Passenger demand at Singapore Airlines (SIA) remained very week last month, although the carrier brought capacity levels closer to traffic declines, leading to a better load factor performance than previous months. But yields remain under pressure according to SIA, as a result of "aggressive competition in all route regions and increased promotional fare activities in recent months".

In Jun-2009, SIA's systemwide passenger traffic (RPKs) fell 18.2% year-on-year, which outpaced the reduction in capacity (ASKs) of 14.4%. The year-on-year reduction in capacity followed the planned reduction in frequencies and termination of services to Los Angeles (via Taipei), Osaka (via Bangkok), Amritsar, and Vancouver (via Incheon), as well as the transfer of Hyderabad operations to SilkAir.

Singapore Airlines RPK growth and ASK growth: Jul-08 to Jun-09

Passenger load factor (PLF) declined 3.5 ppts to 75.7%, while the total number of passengers carried decreased 19.2% to 1.3 million.

Singapore Airlines passenger number growth (% change year-on-year) and PLF growth (ppts change year-on-year): Jul-08 to Jun-09

SIA stated "traffic demand continues to be soft, impacted by the global economic slowdown and uncertainty over the spread of InfluenzaA (H1N1)". With the exception of West Asia and Africa, all route regions registered lower PLFs compared to last year.

Singapore Airlines PLF growth (ppts change year-on-year) by region: Jun-09

Cargo bottoms out?

Overall cargo traffic (measured in freight tonne kilometres) fell by 20.8% and has essentially moved sideways since Apr-2009. Cargo load factor (CLF) registered an improvement of 1.3 ppts as a result of better capacity management (AFTKs fell 22.3% in Jun-2009).

Singapore Airlines FTK growth and AFTK growth: Jul-08 to Jun-09

Cargo load factors were better in most regions, except the crucial East Asian region.

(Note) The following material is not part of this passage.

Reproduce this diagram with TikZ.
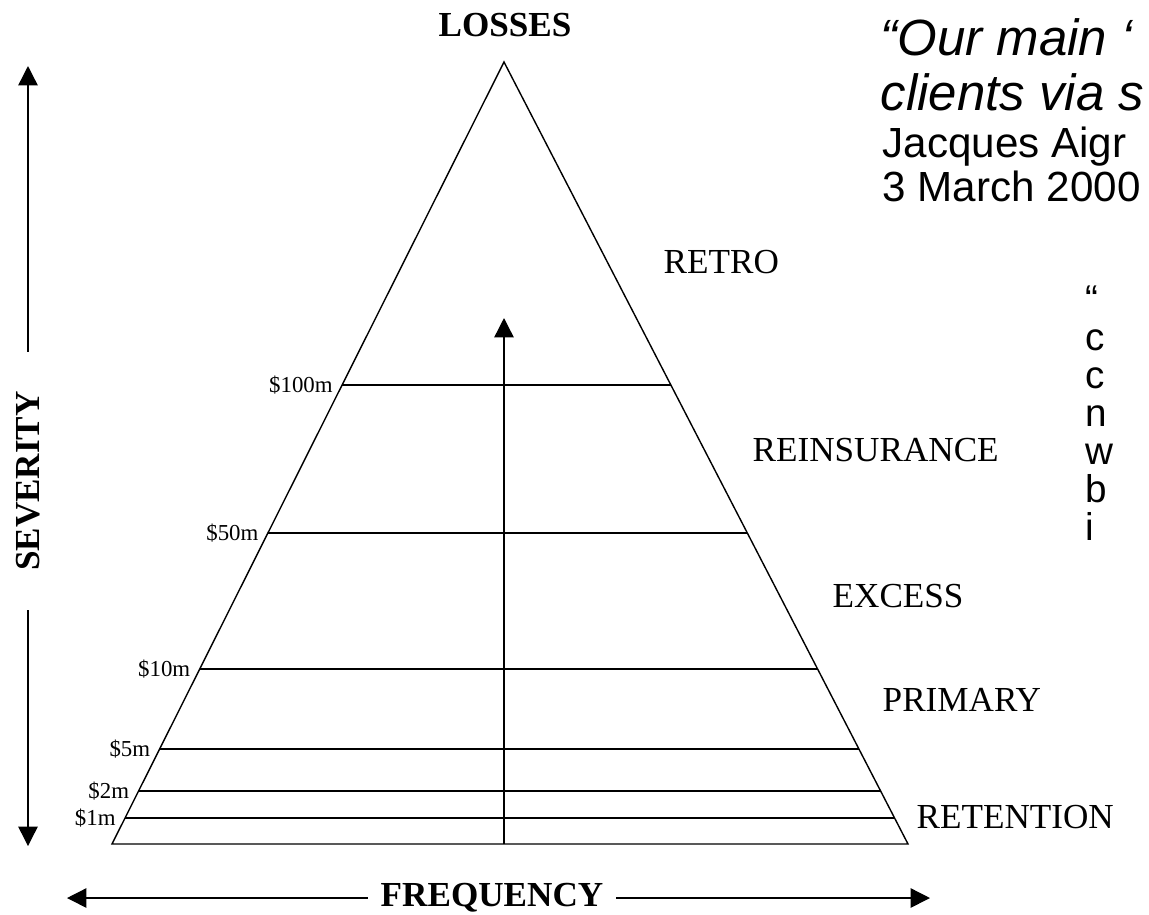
\documentclass[tikz,border=0pt]{standalone}
\usepackage{fontspec}
\setmainfont{Liberation Serif}
\newfontfamily\quotefont{Liberation Sans}
\usetikzlibrary{arrows.meta,calc,positioning}

\begin{document}
\begin{tikzpicture}[x=0.02cm,y=-0.02cm,line width=0.8pt,
    >={Triangle[length=11pt,width=11pt]}]
    \useasboundingbox (0,0) rectangle (1149,914);
    \clip (0,0) rectangle (1149,914);

    \coordinate (apex) at (504,62);
    \coordinate (bl) at (112,844);
    \coordinate (br) at (908,844);
    \draw (apex) -- (bl) -- (br) -- cycle;

    \foreach \t/\lab/\nm in {0.4130/\$100m/a,0.6023/\$50m/b,0.7762/\$10m/c,
        0.8785/\$5m/d,0.9322/\$2m/e,0.9668/\$1m/f}{
      \coordinate (l\nm) at ($(apex)!\t!(bl)$);
      \coordinate (r\nm) at ($(apex)!\t!(br)$);
      \draw (l\nm) -- (r\nm);
      \node[font=\fontsize{13}{15}\selectfont,inner sep=0pt,left=5pt of l\nm] (m\nm) {\lab};
    }

    \coordinate (tip) at (504,318);
    \draw[->] (apex |- bl) -- (tip);

    \begin{scope}[every node/.style={font=\bfseries\fontsize{20}{24}\selectfont}]
      \node (losses) at (505,25) {LOSSES};
      \node[rotate=90,inner xsep=22pt] (sev) at (28,481) {SEVERITY};
      \node[inner xsep=7pt] (freq) at (492,898) {FREQUENCY};
    \end{scope}

    \coordinate (sevtop) at (28,66);
    \coordinate (sevbot) at (28,846);
    \coordinate (freqleft) at (67,898);
    \coordinate (freqright) at (930,898);
    \draw[->] (sev.east) -- (sevtop);
    \draw[->] (sev.west) -- (sevbot);
    \draw[->] (freq.west) -- (freqleft);
    \draw[->] (freq.east) -- (freqright);

    \begin{scope}[every node/.style={anchor=west,inner sep=0pt,
        font=\fontsize{20}{24}\selectfont}]
      \node (retro) at (663,262) {RETRO};
      \node (reins) at (752,450) {REINSURANCE};
      \node (excess) at (832,596) {EXCESS};
      \node (primary) at (882,700) {PRIMARY};
      \node (retention) at (916,817) {RETENTION};
    \end{scope}

    \begin{scope}[every node/.style={anchor=west,inner sep=0pt}]
      \node[font=\quotefont\itshape\fontsize{29}{34}\selectfont] (qa) at (880,37) {“Our main ‘};
      \node[font=\quotefont\itshape\fontsize{29}{34}\selectfont] (qb) at (880,92) {clients via s};
      \node[font=\quotefont\fontsize{24}{28}\selectfont] (who) at (882,147) {Jacques Aigr};
      \node[font=\quotefont\fontsize{24}{28}\selectfont] (when) at (882,186) {3 March 2000};
    \end{scope}

    \foreach \ch [count=\i] in {“,c,c,n,w,b,i}
      \node[font=\quotefont\fontsize{22}{26}\selectfont,anchor=base west,inner sep=0pt]
        (col\i) at (1085,{312+38*(\i-1)}) {\ch};
\end{tikzpicture}
\end{document}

Singapore Airlines cargo load factor growth by region in Jun-09

Challenging outlook

The outlook remains extremely challenging for SIA in both the cargo and passenger segments. If a global economic recovery is truly under way, passenger numbers and load factors should stay relatively robust after the Summer peak, while a pre-Christmas cargo build-up should show up from around October.